- **Goal of the exercise**:
Retype all material exactly. Pictures stay out of the copy.

········

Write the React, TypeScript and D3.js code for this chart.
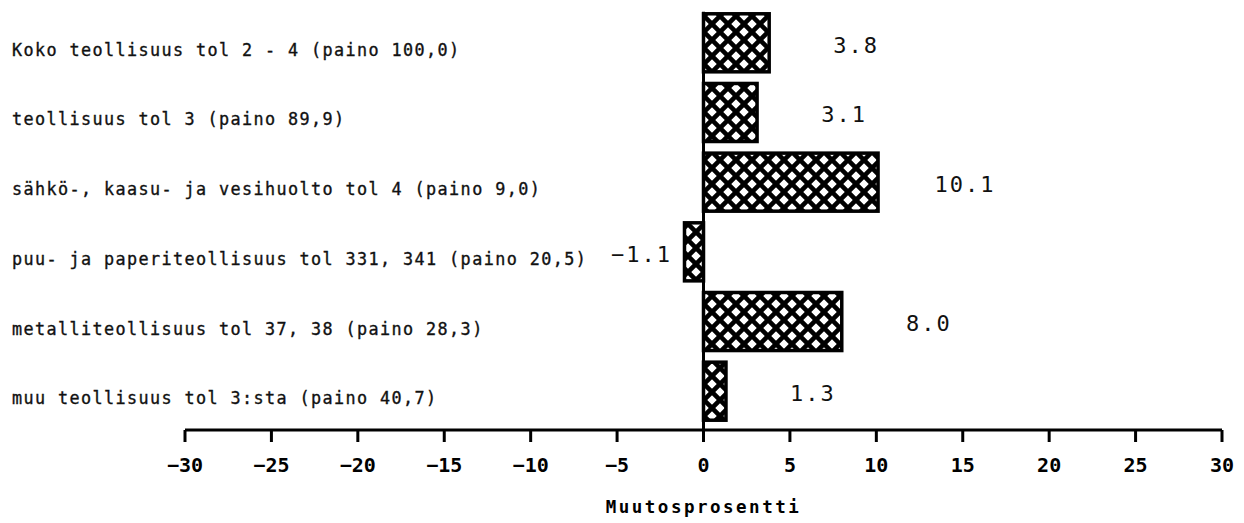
import { scaleBand, scaleLinear, format } from 'd3'

const categories = [
	'Koko teollisuus tol 2 - 4 (paino 100,0)',
	'teollisuus tol 3 (paino 89,9)',
	'sähkö-, kaasu- ja vesihuolto tol 4 (paino 9,0)',
	'puu- ja paperiteollisuus tol 331, 341 (paino 20,5)',
	'metalliteollisuus tol 37, 38 (paino 28,3)',
	'muu teollisuus tol 3:sta (paino 40,7)',
]

const values = [3.8, 3.1, 10.1, -1.1, 8.0, 1.3]

const xTicks = [-30, -25, -20, -15, -10, -5, 0, 5, 10, 15, 20, 25, 30]

const axisTitle = 'Muutosprosentti'

export default function App() {
	const width = 1244
	const height = 523
	const axisY = 430

	const x = scaleLinear().domain([-30, 30]).range([185, 1222])
	const y = scaleBand<string>().domain(categories).range([8, 426]).paddingInner(0.167).paddingOuter(0.083)

	const fmt = format('.1f')
	const labelFont = '"DejaVu Sans Mono", monospace'

	return (
		<div style={{ position: 'absolute', left: 0, top: 0 }}>
			<svg width={width} height={height} style={{ display: 'block', background: '#fff' }}>
				<defs>
					<pattern id="hatch" patternUnits="userSpaceOnUse" width={16} height={16}>
						<rect width={16} height={16} fill="#fff" />
						<path d="M-2,2 L2,-2 M0,16 L16,0 M14,18 L18,14" stroke="#000" strokeWidth={4.6} />
						<path d="M-2,14 L2,18 M0,0 L16,16 M14,-2 L18,2" stroke="#000" strokeWidth={4.6} />
					</pattern>
				</defs>

				{categories.map((cat, i) => {
					const v = values[i]
					const y0 = y(cat) ?? 0
					const bw = y.bandwidth()
					const cy = y0 + bw / 2
					const x0 = Math.min(x(0), x(v))
					const x1 = Math.max(x(0), x(v))
					return (
						<g key={cat}>
							<rect x={x0} y={y0} width={x1 - x0} height={bw} fill="url(#hatch)" stroke="#000" strokeWidth={3.5} />
							<text
								x={12}
								y={cy + 13}
								fontFamily={labelFont}
								fontSize={16.8}
								letterSpacing={1.4}
								fill="#111"
								stroke="#111"
								strokeWidth={0.35}
							>
								{cat}
							</text>
							<text
								x={v >= 0 ? x(v) + 87 : x(v) - 43}
								y={cy + 2}
								dy="0.35em"
								textAnchor="middle"
								fontFamily={labelFont}
								fontSize={22}
								letterSpacing={2}
								fill="#111"
							>
								{fmt(v)}
							</text>
						</g>
					)
				})}

				<line x1={x(0)} x2={x(0)} y1={(y(categories[0]) ?? 0) - 2} y2={axisY} stroke="#000" strokeWidth={3} />

				<line x1={x(-30)} x2={x(30)} y1={axisY} y2={axisY} stroke="#000" strokeWidth={3} />
				{xTicks.map((t) => (
					<g key={t}>
						<line x1={x(t)} x2={x(t)} y1={axisY} y2={axisY + 12} stroke="#000" strokeWidth={3} />
						<text
							x={x(t)}
							y={axisY + 35}
							dy="0.35em"
							textAnchor="middle"
							fontFamily={labelFont}
							fontWeight="bold"
							fontSize={20}
							fill="#000"
						>
							{format('d')(t)}
						</text>
					</g>
				))}

				<text
					x={x(0)}
					y={507}
					dy="0.35em"
					textAnchor="middle"
					fontFamily={labelFont}
					fontWeight="bold"
					fontSize={17.5}
					letterSpacing={2.5}
					fill="#000"
				>
					{axisTitle}
				</text>
			</svg>
		</div>
	)
}
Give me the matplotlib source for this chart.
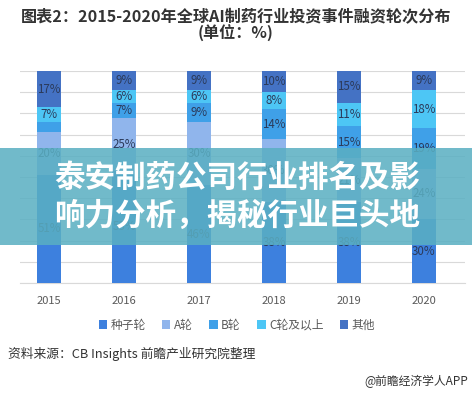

········

- **Reply to the task**:
Write the React, TypeScript and D3.js code for this chart.
import { scaleBand, scaleLinear, format } from 'd3'

const categories = [
	'Koko teollisuus tol 2 - 4 (paino 100,0)',
	'teollisuus tol 3 (paino 89,9)',
	'sähkö-, kaasu- ja vesihuolto tol 4 (paino 9,0)',
	'puu- ja paperiteollisuus tol 331, 341 (paino 20,5)',
	'metalliteollisuus tol 37, 38 (paino 28,3)',
	'muu teollisuus tol 3:sta (paino 40,7)',
]

const values = [3.8, 3.1, 10.1, -1.1, 8.0, 1.3]

const xTicks = [-30, -25, -20, -15, -10, -5, 0, 5, 10, 15, 20, 25, 30]

const axisTitle = 'Muutosprosentti'

export default function App() {
	const width = 1244
	const height = 523
	const axisY = 430

	const x = scaleLinear().domain([-30, 30]).range([185, 1222])
	const y = scaleBand<string>().domain(categories).range([8, 426]).paddingInner(0.167).paddingOuter(0.083)

	const fmt = format('.1f')
	const labelFont = '"DejaVu Sans Mono", monospace'

	return (
		<div style={{ position: 'absolute', left: 0, top: 0 }}>
			<svg width={width} height={height} style={{ display: 'block', background: '#fff' }}>
				<defs>
					<pattern id="hatch" patternUnits="userSpaceOnUse" width={16} height={16}>
						<rect width={16} height={16} fill="#fff" />
						<path d="M-2,2 L2,-2 M0,16 L16,0 M14,18 L18,14" stroke="#000" strokeWidth={4.6} />
						<path d="M-2,14 L2,18 M0,0 L16,16 M14,-2 L18,2" stroke="#000" strokeWidth={4.6} />
					</pattern>
				</defs>

				{categories.map((cat, i) => {
					const v = values[i]
					const y0 = y(cat) ?? 0
					const bw = y.bandwidth()
					const cy = y0 + bw / 2
					const x0 = Math.min(x(0), x(v))
					const x1 = Math.max(x(0), x(v))
					return (
						<g key={cat}>
							<rect x={x0} y={y0} width={x1 - x0} height={bw} fill="url(#hatch)" stroke="#000" strokeWidth={3.5} />
							<text
								x={12}
								y={cy + 13}
								fontFamily={labelFont}
								fontSize={16.8}
								letterSpacing={1.4}
								fill="#111"
								stroke="#111"
								strokeWidth={0.35}
							>
								{cat}
							</text>
							<text
								x={v >= 0 ? x(v) + 87 : x(v) - 43}
								y={cy + 2}
								dy="0.35em"
								textAnchor="middle"
								fontFamily={labelFont}
								fontSize={22}
								letterSpacing={2}
								fill="#111"
							>
								{fmt(v)}
							</text>
						</g>
					)
				})}

				<line x1={x(0)} x2={x(0)} y1={(y(categories[0]) ?? 0) - 2} y2={axisY} stroke="#000" strokeWidth={3} />

				<line x1={x(-30)} x2={x(30)} y1={axisY} y2={axisY} stroke="#000" strokeWidth={3} />
				{xTicks.map((t) => (
					<g key={t}>
						<line x1={x(t)} x2={x(t)} y1={axisY} y2={axisY + 12} stroke="#000" strokeWidth={3} />
						<text
							x={x(t)}
							y={axisY + 35}
							dy="0.35em"
							textAnchor="middle"
							fontFamily={labelFont}
							fontWeight="bold"
							fontSize={20}
							fill="#000"
						>
							{format('d')(t)}
						</text>
					</g>
				))}

				<text
					x={x(0)}
					y={507}
					dy="0.35em"
					textAnchor="middle"
					fontFamily={labelFont}
					fontWeight="bold"
					fontSize={17.5}
					letterSpacing={2.5}
					fill="#000"
				>
					{axisTitle}
				</text>
			</svg>
		</div>
	)
}
Give me the matplotlib source for this chart.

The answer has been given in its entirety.